Правление Бельского обещало много хорошего, но, к сожалению, скоро пало. Бояре вознегодовали на князя Бельского и на митрополита за то, что великий князь держал их у себя в приближении. Эти бояре были: князья Михаил и Иван Кубенские, князь Дмитрий Палецкий, казначей Иван Третьяков и с ними многие дворяне и дети боярские, а также новгородцы Великого Новгорода всем городом. Против правительства составился заговор в пользу Ивана Шуйского, который находился в это время во Владимире, оберегая восточные области от набега казанцев. Московские заговорщики назначили Шуйскому и его советникам срок – 3 января 1542 года, чтобы он прибыл в этот день в Москву из Владимира. Ночью на 3 января он явился в Москву со своими советниками без приказания государя. Еще прежде его приехали сын его Петр да Иван Большой Шереметьев с 300 человек дружины. В эту ночь в Кремле поднялась страшная тревога. За три часа до свету бояре пришли в постельные хоромы к государю и заставили попов петь у крестов заутреню. Между тем Бельского схватили на его дворе и засадили до утра, а потом отправили в заточение на Белоозеро. Советники его были разосланы по городам; одного из них – Щенятеева – выволокли задними дверьми из самой комнаты государя. На митрополита Иоасафа напали с особенным ожесточением: по его келье стали бить каменьями. Испуганный, он думал найти убежище во дворце. Но заговорщики бросились за ним и туда с великим шумом, разбудили государя и привели его в трепет. Тогда митрополит бежал на Троицкое подворье, но дети боярские и новгородцы преследовали его с ругательствами и едва не убили на подворье: только троицкий игумен Алексей, именем Сергия Чудотворца, да князь Димитрий Палецкий с трудом умолили их воздержаться от убийства. Митрополит был взят и сослан на Белоозеро в Кириллов монастырь, откуда впоследствии был переведен в монастырь Троице-Сергиев, где и скончался. Но Бельский живой был страшен и опасен и на Белоозере, и потому в мае месяце трое преданных Шуйским людей отправились на Белоозеро и умертвили его в тюрьме. «И бысть мятеж велик в то время на Москве и государю страхование учиниша».
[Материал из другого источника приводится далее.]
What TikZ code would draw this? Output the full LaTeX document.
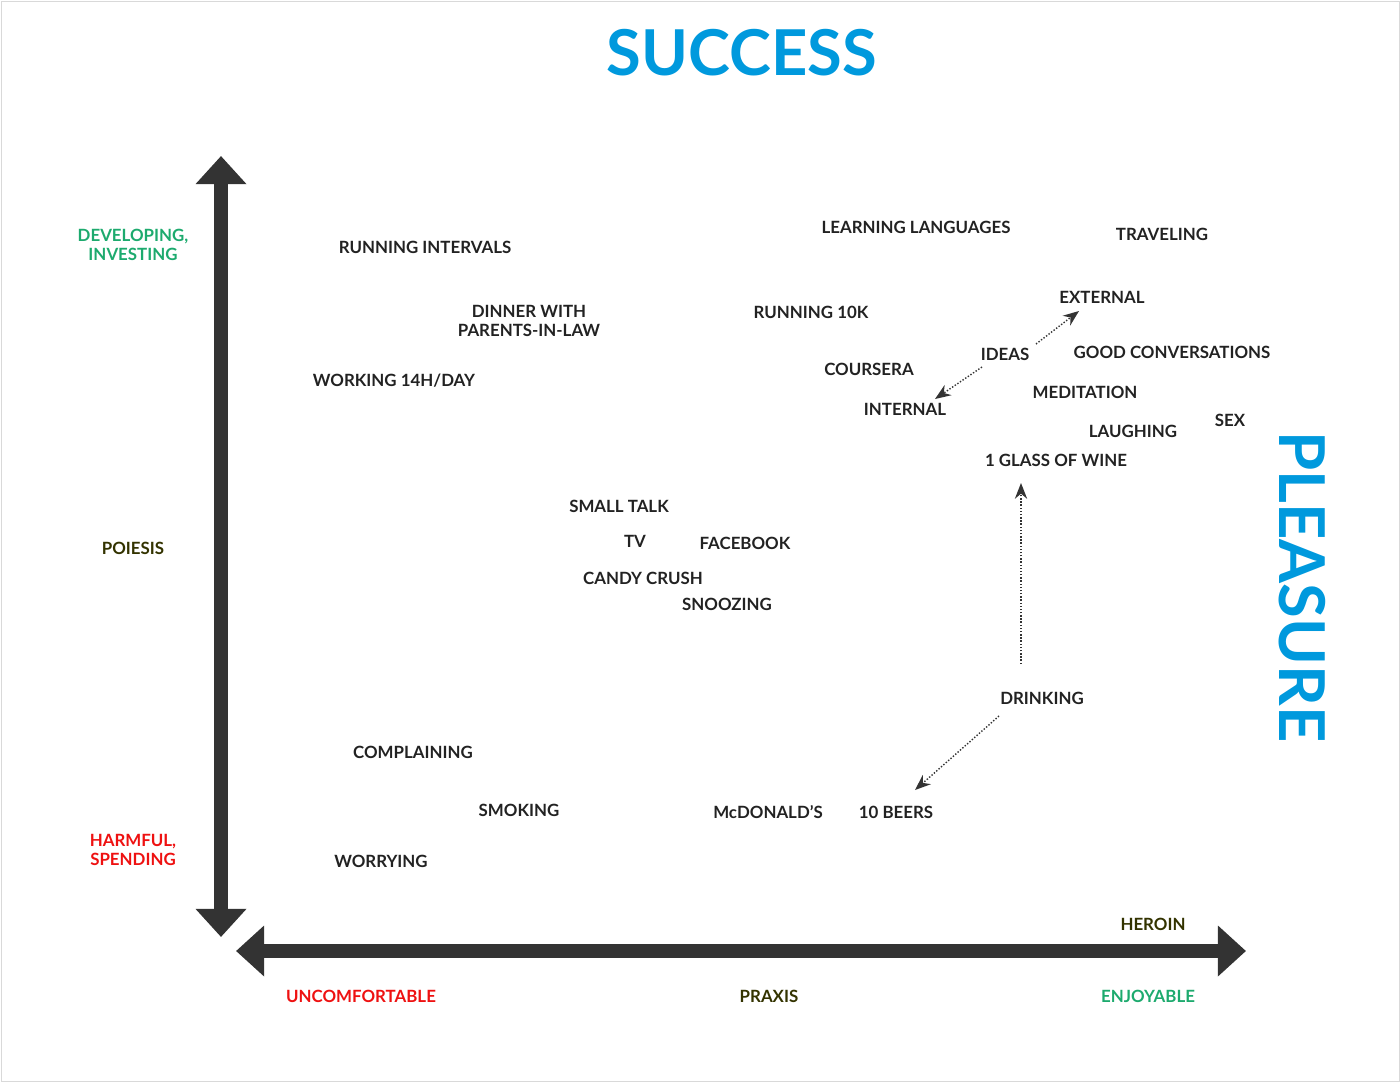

Верховная власть снова перешла в руки Шуйских. На место митрополита вместо Иоасафа возведен был новгородский архиепископ Макарий, один из знаменитейших духовных лиц русской истории. Сам Макарий свидетельствует в своем духовном завещании, что он отказывался от предлагаемой чести, но не смог прислушаться и был понужден не только всем собором святителей, но и самим благочестивым царем Иоанном Васильевичем.
Князь Иван Шуйский, захвативший верховную власть, по болезни скоро удалился от двора, передав правление своим родственникам, Ивану и Андрею Михайловичу Шуйским, и Федору Ивановичу Скопину-Шуйскому[8]. Но недолго пришлось править и этим Шуйским. Между ними первенствовал князь Андрей, так же нагло и свирепо, как и Иван Шуйский, творивший все что ему вздумается и ни во что не ставивший подраставшего великого князя. После свержения и смерти Ивана Бельского у Шуйских не было соперников. Но у них мог явиться соперник опасный не знатностью рода или личными заслугами, а доверенностью и расположением государя. И Шуйские ревниво следили за тем, чтобы кто-нибудь не стал им поперек дороги. Иоанну исполнилось между тем уже 13 лет, и он, со своим живым впечатлительным умом, наглядевшись на всякие смуты, созрел не по летам. Шуйские с опасением заметили его привязанность к Федору Семеновичу Воронцову. 9 сентября 1543 года трое Шуйских и советники их – князь Шкурлятев, князья Пронские, Кубенские, Палецкий и Алексей Басманов – в присутствии великого князя и митрополита, в столовой избе у государя, на совете, схватили Воронцова, стали бить по щекам, оборвали платье и хотели убить его до смерти. Иоанн послал митрополита и бояр Морозовых уговорить их, чтобы они не убивали Воронцова. Они не убили его, но с великим позором вытолкали на площадь, били, толкали и отдали под стражу. Государь опять прислал митрополита и бояр к Шуйским просить их, чтобы Воронцова отправили на службу в Коломну, если нельзя оставить его в Москве. Правители не уважили просьбы своего государя и приговорили услать Воронцова подальше – в Кострому. Все это сопровождалось большими спорами и шумом. «И когда, – говорит летописец, – митрополит ходил от государя к Шуйским, Фома Головин у него на мантию наступил и разодрал ее».